Fantastic Fest Review: R100 Will Kick Your Ass And You Will Thank It

Evan's favorite Fantastic Fest entry.

I only have hyperbole for R100. It's that kind of film. This year's Fantastic Fest has been full of favorites, likely some I haven't even experienced yet. But this is the one. Of all the films I've seen here, actually of all the films I've seen in the last several years, this is the one I most want to shove in people's faces simply because watching others watch it for the first time is the closest I can get to watching it for the first time again myself.

As explained in the film itself, the title R100 is an indication that only viewers who are 100 years old can understand what's going on. I have a feeling an experiment testing this theory would result in a lot of dead people. R100 isn't dirty in a traditional nudity, sex, and violence sense. In some respects it is actually quite tame. But it is kinky. So kinky that the kink gets its own kink, and before you know it, the film advances into whole new stratosphere of vaguely sexual strangeness unlike anything you've ever seen before.

The film begins simply enough, however. A regular Joe type guy enters a one year contract with an S&M service which provides him with random public beatings from random dominatrices, each with their own specialty. He can't touch them back, and he can't end the contract early. So everywhere he goes, he never knows when a pretty lady in black leather will come beat the shit out of or otherwise humiliate him.

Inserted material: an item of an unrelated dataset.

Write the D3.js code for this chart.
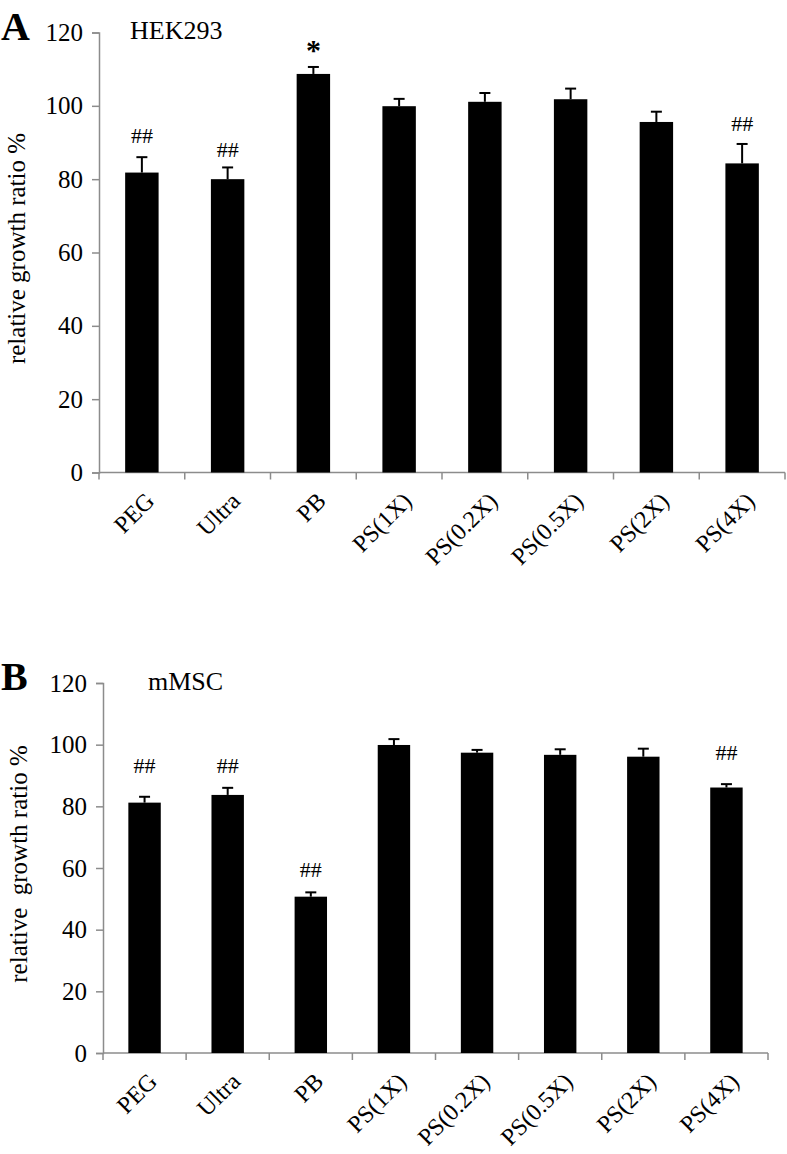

At first he loves it, as indicated by eyes that turn all black and shift upward and ripples of ecstasy that emit outward from his face. But before long, the girls begin intruding too deeply into his personal life and refuse to stop. With jaw-dropping speed, this infraction mutates into an all out war between the man and the S&M company. And it is one weird-ass war.

R100 isn't all crazy S&M gags. The man's situation as a pervert has a relatable and moving foundation, which grants him our empathy. Earlier than you might think, R100 disconnects from recognizable reality, but this anchor keeps us far more interested than we would be in, say, a later John Waters film. This is kink, perhaps the most exaggerated illustration of raw kink ever put to film, but I don't believe it ever resorts to kitsch.

R100 is such a huge, weird step up from Hitoshi Matsumoto's already wonderfully strange and awesome Big Man Japan. Matsumoto's comedy genius is massive here, utilizing a dizzying spectrum of joke types and structures to keep you constantly engaged and eager to keep watching despite the film's increasingly shaky narrative ground. I don't know how else to put it. There are jokes here that won't just make you laugh so hard it hurts. They're good enough, both in design and execution, to actually earn your awe while you're trying to breath.

I would not recommend reading much about R100 before seeing it. The film's quality does not rely on surprises, but there are some good ones, and Matsumoto executes them with such skill and patience that accidentally spoiling one would be a shame. Just know that it's an aggressive comedy steeped in thoughtful weirdness and glorious kink, and it has one of the greatest Greek Choruses of all time. See it as soon as you get the chance. If you can somehow double feature it with Sion Sono's outstanding Why Don't You Play In Hell, all the better.